- _Problem details_
Repeat what the lines below say, word for word, and skip every image.

- - -

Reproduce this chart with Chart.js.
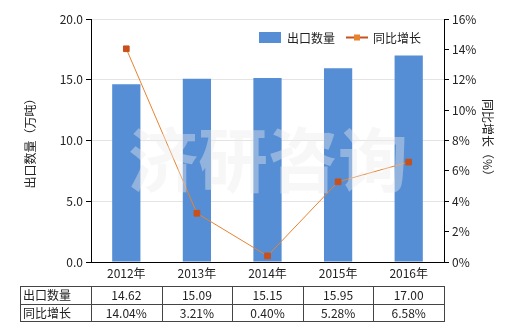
<!DOCTYPE html>
<html>
<head>
<meta charset="utf-8">
<script src="https://cdn.jsdelivr.net/npm/chart.js"></script>
<style>
  html, body { margin: 0; padding: 0; background: #fff; }
  #wrap { position: relative; width: 520px; height: 330px; }
</style>
</head>
<body>
<div id="wrap"><canvas id="chart" width="520" height="330"></canvas></div>
<script>
const years = ["2012年", "2013年", "2014年", "2015年", "2016年"];
const exportQty = [14.62, 15.09, 15.15, 15.95, 17.00];
const growth = [14.04, 3.21, 0.40, 5.28, 6.58];
const qtyLabels = ["14.62", "15.09", "15.15", "15.95", "17.00"];
const growthLabels = ["14.04%", "3.21%", "0.40%", "5.28%", "6.58%"];

const FONT = '"Noto Sans CJK SC", "Noto Sans", sans-serif';
const barColor = "#558ed5";
const lineColor = "#e8832f";
const pointColor = "#c8501a";

// watermark + legend + data table underneath
const extras = {
  id: "extras",
  afterDatasetsDraw(chart) {
    const ctx = chart.ctx;
    ctx.save();
    ctx.font = "bold 70px " + FONT;
    ctx.fillStyle = "rgba(235,235,235,0.4)";
    ctx.textAlign = "center";
    ctx.textBaseline = "middle";
    ctx.fillText("济研咨询", 268, 160);
    ctx.restore();
  },
  afterDraw(chart) {
    const ctx = chart.ctx;
    const x = chart.scales.x;
    ctx.save();
    // legend
    ctx.font = "12px " + FONT;
    ctx.textBaseline = "middle";
    ctx.fillStyle = barColor;
    ctx.fillRect(259, 32, 22, 11);
    ctx.fillStyle = "#222";
    ctx.fillText("出口数量", 287, 38);
    ctx.strokeStyle = pointColor;
    ctx.lineWidth = 2;
    ctx.beginPath(); ctx.moveTo(346, 37.5); ctx.lineTo(368, 37.5); ctx.stroke();
    ctx.fillStyle = lineColor;
    ctx.fillRect(354, 34.5, 6, 6);
    ctx.fillStyle = "#222";
    ctx.fillText("同比增长", 373, 38);

    // table
    const top = 286, mid = 303.5, bot = 321;
    const left = 20, right = chart.chartArea.right;
    const step = (right - chart.chartArea.left) / years.length;
    ctx.strokeStyle = "#444";
    ctx.lineWidth = 1;
    ctx.beginPath();
    [top, mid, bot].forEach(y => { ctx.moveTo(left, Math.round(y) + 0.5); ctx.lineTo(right, Math.round(y) + 0.5); });
    ctx.moveTo(left + 0.5, top); ctx.lineTo(left + 0.5, bot + 1);
    for (let i = 0; i <= years.length; i++) {
      const cx = Math.round(chart.chartArea.left + step * i) + 0.5;
      ctx.moveTo(cx, top); ctx.lineTo(cx, bot + 1);
    }
    ctx.stroke();
    ctx.fillStyle = "#222";
    ctx.textAlign = "left";
    ctx.fillText("出口数量", 23, (top + mid) / 2 + 1);
    ctx.fillText("同比增长", 23, (mid + bot) / 2 + 1);
    ctx.textAlign = "center";
    years.forEach((_, i) => {
      const cx = x.getPixelForValue(i);
      ctx.fillText(qtyLabels[i], cx, (top + mid) / 2 + 1);
      ctx.fillText(growthLabels[i], cx, (mid + bot) / 2 + 1);
    });
    ctx.restore();
  }
};

new Chart(document.getElementById("chart"), {
  data: {
    labels: years,
    datasets: [
      {
        type: "line",
        label: "同比增长",
        data: growth,
        yAxisID: "y1",
        borderColor: lineColor,
        borderWidth: 1,
        pointStyle: "rect",
        pointRadius: 4,
        pointBackgroundColor: pointColor,
        pointBorderColor: pointColor,
        tension: 0,
        order: 0
      },
      {
        type: "bar",
        label: "出口数量",
        data: exportQty,
        yAxisID: "y",
        backgroundColor: barColor,
        barPercentage: 0.4,
        categoryPercentage: 1,
        order: 1
      }
    ]
  },
  plugins: [extras],
  options: {
    responsive: false,
    animation: false,
    layout: { padding: { top: 19, bottom: 48, left: 0, right: 0 } },
    plugins: { legend: { display: false }, tooltip: { enabled: false } },
    scales: {
      x: {
        grid: { display: false, drawTicks: false },
        border: { color: "#000" },
        ticks: { color: "#222", font: { family: FONT, size: 12 }, padding: 4 },
        afterFit(s) { s.height = 20; }
      },
      y: {
        position: "left",
        min: 0, max: 20,
        ticks: { stepSize: 5, color: "#222", font: { family: FONT, size: 12 }, padding: 3,
          callback: v => v.toFixed(1) },
        grid: { color: "#e4e4e4", tickLength: 5, tickColor: "#000" },
        border: { color: "#000" },
        title: { display: true, text: "出口数量（万吨）", color: "#222",
          font: { family: FONT, size: 12 }, padding: { top: 23, bottom: 0 } },
        afterFit(s) { s.width = 91; }
      },
      y1: {
        position: "right",
        min: 0, max: 16,
        ticks: { stepSize: 2, color: "#222", font: { family: FONT, size: 12 }, padding: 3,
          callback: v => v + "%" },
        grid: { drawOnChartArea: false, tickLength: 5, tickColor: "#000" },
        border: { color: "#000" },
        title: { display: true, text: "同比增长（%）", color: "#222",
          font: { family: FONT, size: 12 }, padding: { top: 25, bottom: 0 } },
        afterFit(s) { s.width = 76; }
      }
    }
  }
});
</script>
</body>
</html>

- - -

- _Exercise response_
Reproduce this chart with Chart.js.
<!DOCTYPE html>
<html>
<head>
<meta charset="utf-8">
<script src="https://cdn.jsdelivr.net/npm/chart.js"></script>
<style>
  html, body { margin: 0; padding: 0; background: #fff; }
  #wrap { position: relative; width: 520px; height: 330px; }
</style>
</head>
<body>
<div id="wrap"><canvas id="chart" width="520" height="330"></canvas></div>
<script>
const years = ["2012年", "2013年", "2014年", "2015年", "2016年"];
const exportQty = [14.62, 15.09, 15.15, 15.95, 17.00];
const growth = [14.04, 3.21, 0.40, 5.28, 6.58];
const qtyLabels = ["14.62", "15.09", "15.15", "15.95", "17.00"];
const growthLabels = ["14.04%", "3.21%", "0.40%", "5.28%", "6.58%"];

const FONT = '"Noto Sans CJK SC", "Noto Sans", sans-serif';
const barColor = "#558ed5";
const lineColor = "#e8832f";
const pointColor = "#c8501a";

// watermark + legend + data table underneath
const extras = {
  id: "extras",
  afterDatasetsDraw(chart) {
    const ctx = chart.ctx;
    ctx.save();
    ctx.font = "bold 70px " + FONT;
    ctx.fillStyle = "rgba(235,235,235,0.4)";
    ctx.textAlign = "center";
    ctx.textBaseline = "middle";
    ctx.fillText("济研咨询", 268, 160);
    ctx.restore();
  },
  afterDraw(chart) {
    const ctx = chart.ctx;
    const x = chart.scales.x;
    ctx.save();
    // legend
    ctx.font = "12px " + FONT;
    ctx.textBaseline = "middle";
    ctx.fillStyle = barColor;
    ctx.fillRect(259, 32, 22, 11);
    ctx.fillStyle = "#222";
    ctx.fillText("出口数量", 287, 38);
    ctx.strokeStyle = pointColor;
    ctx.lineWidth = 2;
    ctx.beginPath(); ctx.moveTo(346, 37.5); ctx.lineTo(368, 37.5); ctx.stroke();
    ctx.fillStyle = lineColor;
    ctx.fillRect(354, 34.5, 6, 6);
    ctx.fillStyle = "#222";
    ctx.fillText("同比增长", 373, 38);

    // table
    const top = 286, mid = 303.5, bot = 321;
    const left = 20, right = chart.chartArea.right;
    const step = (right - chart.chartArea.left) / years.length;
    ctx.strokeStyle = "#444";
    ctx.lineWidth = 1;
    ctx.beginPath();
    [top, mid, bot].forEach(y => { ctx.moveTo(left, Math.round(y) + 0.5); ctx.lineTo(right, Math.round(y) + 0.5); });
    ctx.moveTo(left + 0.5, top); ctx.lineTo(left + 0.5, bot + 1);
    for (let i = 0; i <= years.length; i++) {
      const cx = Math.round(chart.chartArea.left + step * i) + 0.5;
      ctx.moveTo(cx, top); ctx.lineTo(cx, bot + 1);
    }
    ctx.stroke();
    ctx.fillStyle = "#222";
    ctx.textAlign = "left";
    ctx.fillText("出口数量", 23, (top + mid) / 2 + 1);
    ctx.fillText("同比增长", 23, (mid + bot) / 2 + 1);
    ctx.textAlign = "center";
    years.forEach((_, i) => {
      const cx = x.getPixelForValue(i);
      ctx.fillText(qtyLabels[i], cx, (top + mid) / 2 + 1);
      ctx.fillText(growthLabels[i], cx, (mid + bot) / 2 + 1);
    });
    ctx.restore();
  }
};

new Chart(document.getElementById("chart"), {
  data: {
    labels: years,
    datasets: [
      {
        type: "line",
        label: "同比增长",
        data: growth,
        yAxisID: "y1",
        borderColor: lineColor,
        borderWidth: 1,
        pointStyle: "rect",
        pointRadius: 4,
        pointBackgroundColor: pointColor,
        pointBorderColor: pointColor,
        tension: 0,
        order: 0
      },
      {
        type: "bar",
        label: "出口数量",
        data: exportQty,
        yAxisID: "y",
        backgroundColor: barColor,
        barPercentage: 0.4,
        categoryPercentage: 1,
        order: 1
      }
    ]
  },
  plugins: [extras],
  options: {
    responsive: false,
    animation: false,
    layout: { padding: { top: 19, bottom: 48, left: 0, right: 0 } },
    plugins: { legend: { display: false }, tooltip: { enabled: false } },
    scales: {
      x: {
        grid: { display: false, drawTicks: false },
        border: { color: "#000" },
        ticks: { color: "#222", font: { family: FONT, size: 12 }, padding: 4 },
        afterFit(s) { s.height = 20; }
      },
      y: {
        position: "left",
        min: 0, max: 20,
        ticks: { stepSize: 5, color: "#222", font: { family: FONT, size: 12 }, padding: 3,
          callback: v => v.toFixed(1) },
        grid: { color: "#e4e4e4", tickLength: 5, tickColor: "#000" },
        border: { color: "#000" },
        title: { display: true, text: "出口数量（万吨）", color: "#222",
          font: { family: FONT, size: 12 }, padding: { top: 23, bottom: 0 } },
        afterFit(s) { s.width = 91; }
      },
      y1: {
        position: "right",
        min: 0, max: 16,
        ticks: { stepSize: 2, color: "#222", font: { family: FONT, size: 12 }, padding: 3,
          callback: v => v + "%" },
        grid: { drawOnChartArea: false, tickLength: 5, tickColor: "#000" },
        border: { color: "#000" },
        title: { display: true, text: "同比增长（%）", color: "#222",
          font: { family: FONT, size: 12 }, padding: { top: 25, bottom: 0 } },
        afterFit(s) { s.width = 76; }
      }
    }
  }
});
</script>
</body>
</html>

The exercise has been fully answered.